Josh Dulaney, Staff Writer
Posted: 10/16/2011 08:54:22 PM PDT

SAN BERNARDINO – The city is one of the most poverty-stricken in the United States, but Henry Carrillo has a dream to move here.

“It would be like hitting the lottery,” Carrillo said Friday.

The 64-year-old retired housekeeper from Muscoy must soon move out of the ramshackle room he rents for $100 a month, because the house has gone into foreclosure.

If he moves to San Bernardino, he will join the estimated 34.6 percent of the city’s residents who live below the poverty level, ranking it first in the state among those with a population of 200,000 or more and second nationally behind Detroit, according to findings by the U.S. Census Bureau.

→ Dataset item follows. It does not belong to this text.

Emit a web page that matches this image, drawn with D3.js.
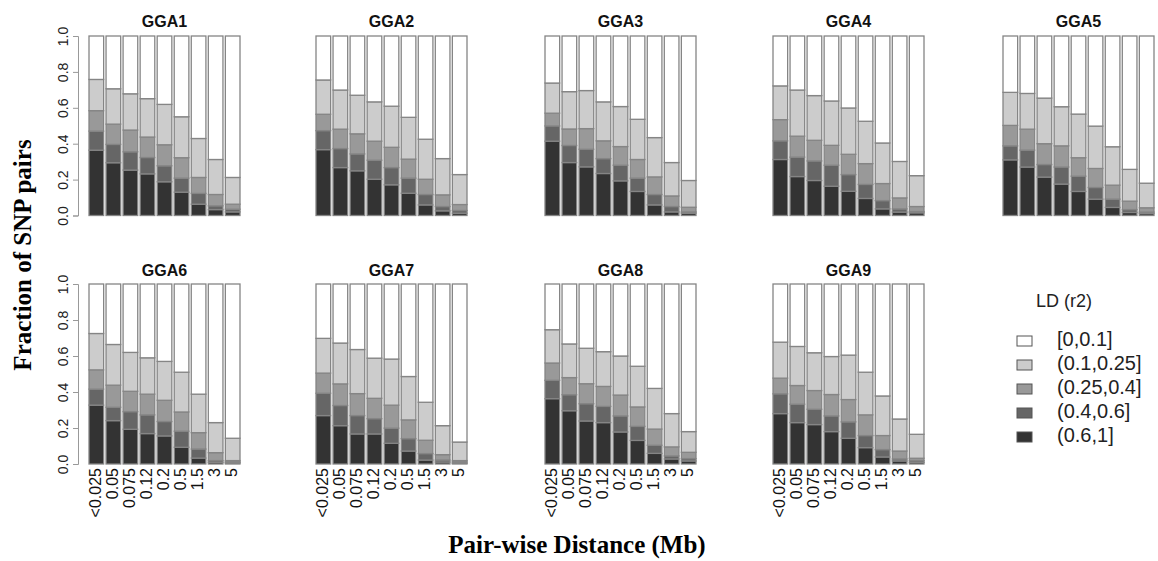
<!DOCTYPE html>
<html><head><meta charset="utf-8">
<script src="https://cdn.jsdelivr.net/npm/d3@7"></script>
<style>body{margin:0;background:#fff}svg{display:block}</style>
</head><body><svg id="c" width="1158" height="561"></svg>
<script>
const distances = ["<0.025","0.05","0.075","0.12","0.2","0.5","1.5","3","5"];
const chromosomes = ["GGA1","GGA2","GGA3","GGA4","GGA5","GGA6","GGA7","GGA8","GGA9"];
const ldClasses = ["(0.6,1]","(0.4,0.6]","(0.25,0.4]","(0.1,0.25]","[0,0.1]"];
const legendOrder = ["[0,0.1]","(0.1,0.25]","(0.25,0.4]","(0.4,0.6]","(0.6,1]"];
const yTicks = [0,0.2,0.4,0.6,0.8,1.0];
const ldColors = ["#333333","#666666","#999999","#cccccc","#ffffff"];

// fractions per LD class (rows: (0.6,1], (0.4,0.6], (0.25,0.4], (0.1,0.25], [0,0.1])
const GGA1 = [[.364,.294,.253,.232,.188,.130,.063,.033,.020],[.106,.102,.102,.091,.089,.078,.060,.021,.015],[.114,.113,.121,.114,.117,.114,.089,.063,.028],[.174,.197,.202,.214,.225,.228,.217,.195,.149],[.242,.294,.322,.349,.381,.450,.571,.688,.788]];
const GGA2 = [[.367,.267,.249,.202,.171,.124,.059,.026,.013],[.106,.106,.094,.106,.096,.084,.058,.024,.015],[.091,.108,.112,.106,.113,.106,.085,.065,.033],[.191,.218,.215,.219,.229,.233,.223,.202,.167],[.245,.301,.330,.367,.391,.453,.575,.683,.772]];
const GGA3 = [[.414,.295,.271,.234,.193,.134,.059,.020,.013],[.085,.095,.098,.083,.087,.074,.058,.030,.007],[.071,.092,.115,.099,.104,.104,.098,.059,.026],[.168,.208,.212,.217,.223,.224,.219,.186,.149],[.262,.310,.304,.367,.393,.464,.566,.705,.805]];
const GGA4 = [[.312,.217,.195,.163,.135,.095,.037,.019,.015],[.104,.108,.109,.117,.093,.078,.046,.018,.007],[.118,.117,.115,.111,.113,.116,.095,.061,.028],[.188,.257,.249,.247,.258,.236,.226,.203,.172],[.278,.301,.332,.362,.401,.475,.596,.699,.778]];
const GGA5 = [[.310,.270,.214,.175,.134,.091,.045,.017,.011],[.078,.094,.070,.095,.085,.065,.046,.016,.008],[.114,.117,.116,.118,.103,.106,.078,.047,.024],[.184,.199,.254,.218,.243,.236,.214,.177,.137],[.314,.320,.346,.394,.435,.502,.617,.743,.820]];
const GGA6 = [[.327,.241,.193,.169,.156,.093,.033,.009,.006],[.089,.074,.098,.104,.080,.089,.050,.010,.005],[.107,.123,.113,.115,.118,.107,.091,.044,.008],[.202,.226,.216,.202,.216,.221,.214,.167,.124],[.275,.336,.380,.410,.430,.490,.612,.770,.857]];
const GGA7 = [[.269,.213,.167,.167,.115,.072,.022,.011,.004],[.124,.112,.102,.085,.084,.069,.036,.011,.007],[.112,.120,.122,.113,.128,.104,.074,.030,.008],[.193,.227,.245,.223,.256,.241,.211,.161,.103],[.302,.328,.364,.412,.417,.514,.657,.787,.878]];
const GGA8 = [[.363,.296,.239,.230,.178,.131,.059,.028,.017],[.102,.089,.096,.090,.089,.078,.045,.017,.013],[.096,.095,.111,.111,.116,.108,.090,.050,.035],[.185,.187,.197,.193,.217,.226,.226,.185,.115],[.254,.333,.357,.376,.400,.457,.580,.720,.820]];
const GGA9 = [[.280,.230,.219,.180,.143,.091,.039,.017,.009],[.110,.102,.085,.087,.091,.067,.041,.011,.010],[.087,.104,.104,.119,.124,.115,.078,.044,.013],[.200,.217,.210,.211,.247,.237,.220,.178,.133],[.323,.347,.382,.403,.395,.490,.622,.750,.835]];
const panelData = [GGA1,GGA2,GGA3,GGA4,GGA5,GGA6,GGA7,GGA8,GGA9];

const svg = d3.select("#c");
const colX = [89, 316, 545, 773, 1003];
const rowY = [{top:36,bottom:215.5},{top:284,bottom:464}];
const panelW = 151;
const color = d3.scaleOrdinal().domain(ldClasses).range(ldColors);
const sans = "Liberation Sans, Arial, sans-serif";
const serif = "Liberation Serif, Times New Roman, serif";

chromosomes.forEach((name, i) => {
  const r = i < 5 ? 0 : 1, c = i < 5 ? i : i - 5;
  const x = d3.scaleBand().domain(distances).range([colX[c], colX[c] + panelW]).paddingInner(0.14).paddingOuter(0);
  const y = d3.scaleLinear().domain([0,1]).range([rowY[r].bottom, rowY[r].top]);
  const rows = distances.map((d, j) => {
    const o = {dist: d};
    ldClasses.forEach((k, m) => o[k] = panelData[i][m][j]);
    return o;
  });
  const series = d3.stack().keys(ldClasses)(rows);
  const g = svg.append("g");
  series.forEach(s => {
    g.selectAll(null).data(s).join("rect")
      .attr("x", d => x(d.data.dist))
      .attr("width", x.bandwidth())
      .attr("y", d => y(d[1]))
      .attr("height", d => y(d[0]) - y(d[1]))
      .attr("fill", color(s.key))
      .attr("stroke", "#858585")
      .attr("stroke-width", 1.3);
  });
  svg.append("text").attr("x", colX[c] + panelW/2).attr("y", r === 0 ? 27 : 276)
    .attr("text-anchor","middle").attr("font-family",sans)
    .attr("font-weight","bold").attr("font-size",16).attr("fill","#111").text(name);
  if (c === 0) {
    const ax = svg.append("g").attr("transform", `translate(${colX[c]-11},0)`)
      .call(d3.axisLeft(y).tickValues(yTicks).tickFormat(d3.format(".1f")).tickSize(5));
    ax.select(".domain").attr("stroke","#999");
    ax.selectAll(".tick line").attr("stroke","#999");
    ax.selectAll(".tick text").attr("font-family",sans).attr("font-size",14)
      .attr("fill","#222").attr("text-anchor","middle").attr("dy",0)
      .attr("transform", "translate(-14,0) rotate(-90)")
      .attr("x",0).attr("y",0).attr("dominant-baseline","middle");
  }
  if (r === 1) {
    const xa = svg.append("g").attr("transform", `translate(0,${rowY[r].bottom + 4})`)
      .call(d3.axisBottom(x).tickSize(0));
    xa.select(".domain").remove();
    xa.selectAll(".tick text").attr("font-family",sans).attr("font-size",16)
      .attr("fill","#111").attr("text-anchor","end").attr("dominant-baseline","middle")
      .attr("x",0).attr("y",0).attr("dy",0).attr("transform","rotate(-90)");
  }
});

svg.append("text").attr("x",577).attr("y",553).attr("text-anchor","middle")
  .attr("font-family",serif).attr("font-weight","bold")
  .attr("font-size",25).text("Pair-wise Distance (Mb)");
svg.append("text").attr("transform","translate(31,255) rotate(-90)").attr("text-anchor","middle")
  .attr("font-family",serif).attr("font-weight","bold")
  .attr("font-size",25).text("Fraction of SNP pairs");

const lg = svg.append("g");
lg.append("text").attr("x",1064).attr("y",307).attr("text-anchor","middle")
  .attr("font-family",sans).attr("font-size",18).attr("fill","#222").text("LD (r2)");
const ly = d3.scalePoint().domain(legendOrder).range([341, 437]);
legendOrder.forEach(k => {
  lg.append("rect").attr("x",1017).attr("y",ly(k)-5).attr("width",15).attr("height",10)
    .attr("fill", color(k)).attr("stroke","#555").attr("stroke-width",1);
  lg.append("text").attr("x",1057).attr("y",ly(k)).attr("dominant-baseline","middle")
    .attr("font-family",sans).attr("font-size",20).attr("fill","#222").text(k);
});
</script></body></html>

The White House’s Office of Management and Budget set the poverty line in 2010 as $22,314 for a family of four and $11,139 for an individual.

Carrillo lives off the $515 a month he receives in Social Security. He’s on a waiting list to live in one of the new low-income senior-housing facilities in San Bernardino.

He said it could cost around $300 a month to rent, but as one who has lived on the streets and in a field, he will figure out a way to survive on the money left over.

“I have it better than some other people,” Carrillo said. “I’ll find a way to eat.”

And that’s the plight of many residents who struggle to make ends meet in a city that slid into deep levels of poverty over the course of more than two decades.

Kent Paxton, the director of the Mayor’s Office of Community Safety and Violence Prevention, said the poverty level started to pick up when big-time companies packed their bags.

“A lot of major employers who employ what would be blue-collar employees left the area,” Paxton said.

He cited the closure of Norton Air Force Base here in 1994 and the 1984 closure of Kaiser Steel Mill in Fontana as examples of when decent-paying jobs disappear, leaving the area poorer for it.

At the same time, many of the jobs remaining in the city don’t require much education, which has helped create a work force that doesn’t have the skills or knowledge to advance, Mayor Pat Morris said.

“The employee base has always been blue collar with no opportunities that require higher education,” he said.

He didn’t dispute the Census Bureau’s poverty statistics.

“You can take it at face value because quite clearly we are (in) the poverty zone of Southern California,” Morris said.

But officials say there are other contributing factors to the high level of poverty, besides lost jobs and the poorly educated work force.

Among them is the housing stock. It’s old, cheap and available, drawing folks who already are struggling to stay afloat.

In many ways, they are like Carrillo, looking for a place to call home, at least home for now.

“Families, as they come to us, are living on the margin,” Morris said.

He and Paxton both agreed that partnering with businesses and schools to better educate the work force is the key to lowering the poverty rate.